The defendants must be provided with the evidence against them in a timely manner so that they can assess the evidence in a case and make appropriate decisions prior to trial. While New York had some of the most restrictive discovery laws where defendants were not provided evidence until the eve of trial, the new laws speed up the process. This new discovery should allow for cases to be resolved more expeditiously. 


People change over time and the criminal justice system must acknowledge this. Studies have shown that most criminals age out of crime by middle age. Public safety doesn’t require the continued incarceration of senior citizen inmates that have aged out of being a threat which is why I support elder parole (A.9049/ S.2144) which would allow inmates 55 years or older to be reviewed for parole even if they haven’t served their minimum sentences. 

Solitary confinement causes tremendous psychological damage to those subject to it. I support the HALT Act which would bring NYS into line with the world standard for solitary confinement limiting solitary confinement to a maximum of 15 days.

Too often solitary confinement is used to handle mentally ill inmates who can not comply with the rigid prison environment. This “non-compliance” causes them to be repeatedly “written up” for violating prison rules. These sanctions can add up so that non-compliant inmates end up stuck in solitary confinement for extended periods. The HALT Act (A.2500 / S.1623) stops this as it requires correctional institutions to consider the defendant’s mental and physical health issues.

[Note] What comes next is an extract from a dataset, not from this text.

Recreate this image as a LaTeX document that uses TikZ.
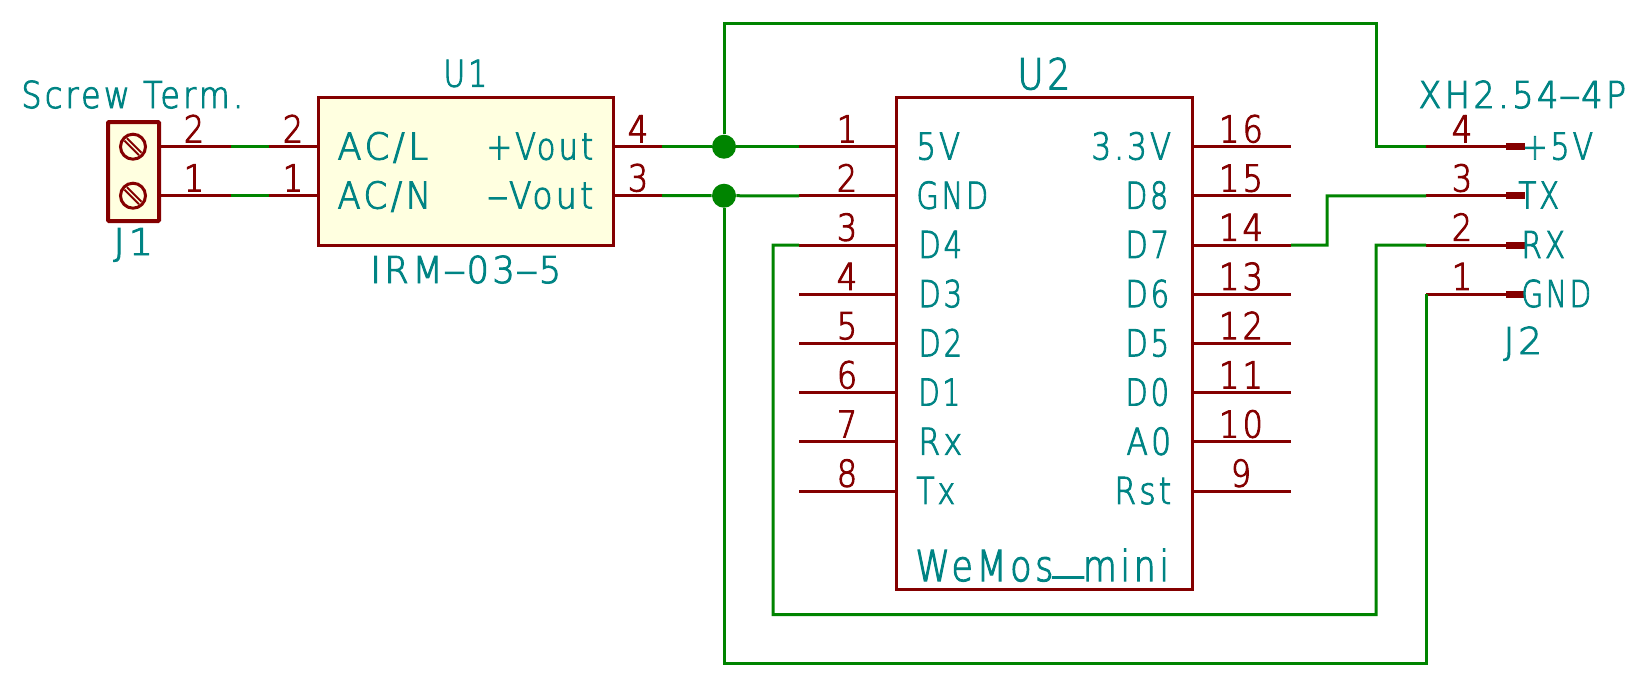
\documentclass[tikz,border=0pt]{standalone}
\usepackage{fontspec}
\setmainfont{DejaVu Sans}[UprightFont=* ExtraLight,FakeBold=2.6,FakeStretch=0.86,LetterSpace=9]
\definecolor{body}{HTML}{840000}
\definecolor{wirec}{HTML}{008400}
\definecolor{textc}{HTML}{008484}
\definecolor{fillc}{HTML}{FFFFE0}
\newcommand{\hy}{\scalebox{1.9}[1]{-}}
\newcommand{\txtw}[2]{\resizebox{\dimexpr#1pt*1/2+0.8pt\relax}{\height}{#2}}
\newcommand{\lb}[6][lab]{\node[#1,anchor=base west] (#2) at (#3-1.5,#4) {\txtw{#5}{#6}};}
\tikzset{
 x=0.5pt,y=-0.5pt,
 pinline/.style={draw=body,line width=1.5pt},
 wire/.style={draw=wirec,line width=1.5pt,line join=miter},
 partbox/.style={draw=body,line width=1.5pt,fill=fillc},
 plainbox/.style={draw=body,line width=1.5pt},
 junc/.style={circle,fill=wirec,inner sep=0pt,minimum size=12pt},
 lab/.style={text=textc,font=\fontsize{18.5}{18.5}\selectfont,inner sep=0pt,outer sep=0pt},
 big/.style={lab,font=\fontsize{21.3}{21.3}\selectfont},
 num/.style={text=body,font=\fontsize{18.5}{18.5}\selectfont,inner sep=0pt,outer sep=0pt,anchor=base},
 pad/.style={draw=body,line width=3.5pt},
}
\begin{document}
\begin{tikzpicture}
\useasboundingbox (0,0) rectangle (1643,687);
% J1
\draw[partbox,line width=2pt,rounded corners=0.5pt] (108,122) rectangle (159,221);
\foreach \yy in {146.7,195.7}{
  \draw[plainbox] (133,\yy) circle (12.5);
  \draw[draw=body,line width=1pt] (124.5,\yy-6) -- (139,\yy+8.5);
  \draw[draw=body,line width=1pt] (127,\yy-8.5) -- (141.5,\yy+6);
}
% U1, U2
\draw[partbox] (318,97.3) rectangle (613,245);
\draw[plainbox] (896,97.3) rectangle (1192,589);
% pin ends
\coordinate (j1p2) at (159,146.7); \coordinate (j1e2) at (231,146.7);
\coordinate (j1p1) at (159,195.7); \coordinate (j1e1) at (231,195.7);
\coordinate (u1p2) at (318,146.7); \coordinate (u1e2) at (269,146.7);
\coordinate (u1p1) at (318,195.7); \coordinate (u1e1) at (269,195.7);
\coordinate (u1p4) at (613,146.7); \coordinate (u1e4) at (662,146.7);
\coordinate (u1p3) at (613,195.7); \coordinate (u1e3) at (662,195.7);
\foreach \n [evaluate=\n as \yy using 146.7+49.2*(\n-1)] in {1,...,8}{
  \coordinate (ul\n) at (896,\yy); \coordinate (ue\n) at (799,\yy);
  \draw[pinline] (ul\n) -- (ue\n);
}
\foreach \n [evaluate=\n as \yy using 146.7+49.2*(16-\n)] in {9,...,16}{
  \coordinate (ur\n) at (1192,\yy); \coordinate (ue\n) at (1291,\yy);
  \draw[pinline] (ur\n) -- (ue\n);
}
\coordinate (jl4) at (1426,146.7); \coordinate (jp4) at (1525,146.7); \coordinate (jq4) at (1506,146.7);
\coordinate (jl3) at (1426,195.9); \coordinate (jp3) at (1525,195.9); \coordinate (jq3) at (1506,195.9);
\coordinate (jl2) at (1426,245.1); \coordinate (jp2) at (1525,245.1); \coordinate (jq2) at (1506,245.1);
\coordinate (jl1) at (1426,294.3); \coordinate (jp1) at (1525,294.3); \coordinate (jq1) at (1506,294.3);
\foreach \n in {1,...,4}{
  \draw[pinline] (jl\n) -- (jq\n);
  \draw[pad] (jq\n) -- (jp\n);
}
\draw[pinline] (j1p2) -- (j1e2);
\draw[pinline] (j1p1) -- (j1e1);
\draw[pinline] (u1p2) -- (u1e2);
\draw[pinline] (u1p1) -- (u1e1);
\draw[pinline] (u1p4) -- (u1e4);
\draw[pinline] (u1p3) -- (u1e3);
% junctions
\node[junc] (ja) at (724,146.7) {};
\node[junc] (jb) at (724,195.7) {};
% wires
\draw[wire] (j1e2) -- (u1e2);
\draw[wire] (j1e1) -- (u1e1);
\draw[wire] (u1e4) -- (ja) -- (ue1);
\draw[wire] (u1e3) -- (jb) -- (ue2);
\coordinate (ta) at (724,23); \coordinate (tb) at (1376,23); \coordinate (tc) at (1376,146.7);
\draw[wire] (ja) -- (ta) -- (tb) -- (tc) -- (jl4);
\coordinate (da) at (773,245.1); \coordinate (db) at (773,614.5); \coordinate (dc) at (1376,614.5); \coordinate (dd) at (1376,245.1);
\draw[wire] (ue3) -- (da) -- (db) -- (dc) -- (dd) -- (jl2);
\coordinate (ga) at (724,663.5); \coordinate (gb) at (1426,663.5);
\draw[wire] (jb) -- (ga) -- (gb) -- (jl1);
\coordinate (ha) at (1327,245.1); \coordinate (hb) at (1327,195.9);
\draw[wire] (ue14) -- (ha) -- (hb) -- (jl3);
% titles
\lb{tj1a}{23}{108}{220}{Screw Term.}
\lb{tj1b}{115}{255}{38}{J1}
\lb{tu1a}{445}{86.7}{42}{U1}
\lb{tu1b}{372}{283}{189}{IRM\hy03\hy5}
\lb[big]{tu2a}{1019}{89.3}{51}{U2}
\lb[big]{tu2b}{917}{581}{252}{WeMos\raisebox{0.3em}{\scalebox{1.7}[1]{\_}}mini}
\lb{tj2a}{1420}{108}{206}{XH2.54\hy4P}
\lb{tj2b}{1505}{354}{37}{J2}
% U1 labels
\lb{l1}{339}{159.5}{89}{AC/L}
\lb{l2}{339}{208.5}{92}{AC/N}
\lb{l3}{488}{159.5}{105}{+Vout}
\lb{l4}{488}{208.5}{105}{\hy Vout}
% U2 labels
\foreach \n/\t/\w/\xx [evaluate=\n as \yy using 159.5+49.2*(\n-1)] in {1/5V/42/918,2/GND/70/918,3/D4/42/920,4/D3/42/920,5/D2/42/920,6/D1/40/920,7/Rx/42/920,8/Tx/37/918}{
  \lb{a\n}{\xx}{\yy}{\w}{\t}
}
\foreach \n/\t/\w/\xx [evaluate=\n as \yy using 159.5+49.2*(\n-1)] in {1/3.3V/78/1093,2/D8/41/1127,3/D7/42/1127,4/D6/42/1127,5/D5/42/1127,6/D0/42/1127,7/A0/43/1128,8/Rst/55/1116}{
  \lb{b\n}{\xx}{\yy}{\w}{\t}
}
% J2 labels
\lb{c1}{1524}{159.5}{69}{+5V}
\lb{c2}{1520}{208.5}{39}{TX}
\lb{c3}{1523}{258}{42}{RX}
\lb{c4}{1523}{307}{68}{GND}
% pin numbers
\node[num] (n1) at (194,142.3) {2};
\node[num] (n2) at (194,191.3) {1};
\node[num] (n3) at (293,142.3) {2};
\node[num] (n4) at (293,191.3) {1};
\node[num] (n5) at (638,142.3) {4};
\node[num] (n6) at (638,191.3) {3};
\foreach \n [evaluate=\n as \yy using 142.3+49.2*(\n-1)] in {1,...,8}{
  \node[num] (p\n) at (847,\yy) {\n};
}
\foreach \n [evaluate=\n as \yy using 142.3+49.2*(16-\n)] in {9,...,16}{
  \node[num] (p\n) at (1241,\yy) {\n};
}
\node[num] (q4) at (1462,142.3) {4};
\node[num] (q3) at (1462,191.5) {3};
\node[num] (q2) at (1462,240.7) {2};
\node[num] (q1) at (1462,289.9) {1};
\end{tikzpicture}
\end{document}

I believe in broad prison reform. Inmates should leave the criminal justice system more secure and healthier than when they entered. Today the idea of coming out of prison better off than when you entered is ludicrous, but we must break down the negative, violent culture in our jails. We must put “correction” back into our correctional institutions.

We must build a bridge between the Office of Mental Health and the Department of Corrections and Community Supervision to ensure that inmates are in the most appropriate environment. In addition, we must make Community Supervision (Parole) a program to help inmates thrive in their post-incarceration life. Far too often parole is just a hammer used to punish inmates who are attempting to build a post-incarceration life.


Every noise complaint, traffic complaint, school issue, or family member with a mental health crisis, results in a 911 call forwarded to the NYPD. This is a recipe for disaster. Sending someone with a gun to settle petty disputes or mental health issues doesn’t make sense. Since the 1980’s the police have been used as a potential solution for every problem. The NYPD has grown into an octopus with tentacles in every part of our lives. We need to amputate some of the arms.

  • There are 5,000 uniformed NYPD officers assigned to our schools and reporting to the NYPD. In contrast, the DOE has only 2,880 guidance counselors. Safety issues in schools should be dealt with by school employees, who best understand the needs of their students. The savings can be used for guidance counselors and teachers. I’ve been fighting for years to get the NYPD out of our public schools.
  • Currently, the NYPD responds to calls for people suffering mental health crises. We need a mental health crisis team responding to calls for help rather than the NYPD. This is a medical issue and should be run out of our public hospital emergency rooms.
  • We refuse to provide healthcare for all, denying neighbors basic mental health support, but we run the largest mental health clinic in New York City out of Rikers Island. We need to build a mental health system responsive to all levels of need from counseling, to mediation to supportive housing.
  • The Department of Transportation should handle traffic-related issues. Traffic agents should not work for the NYPD.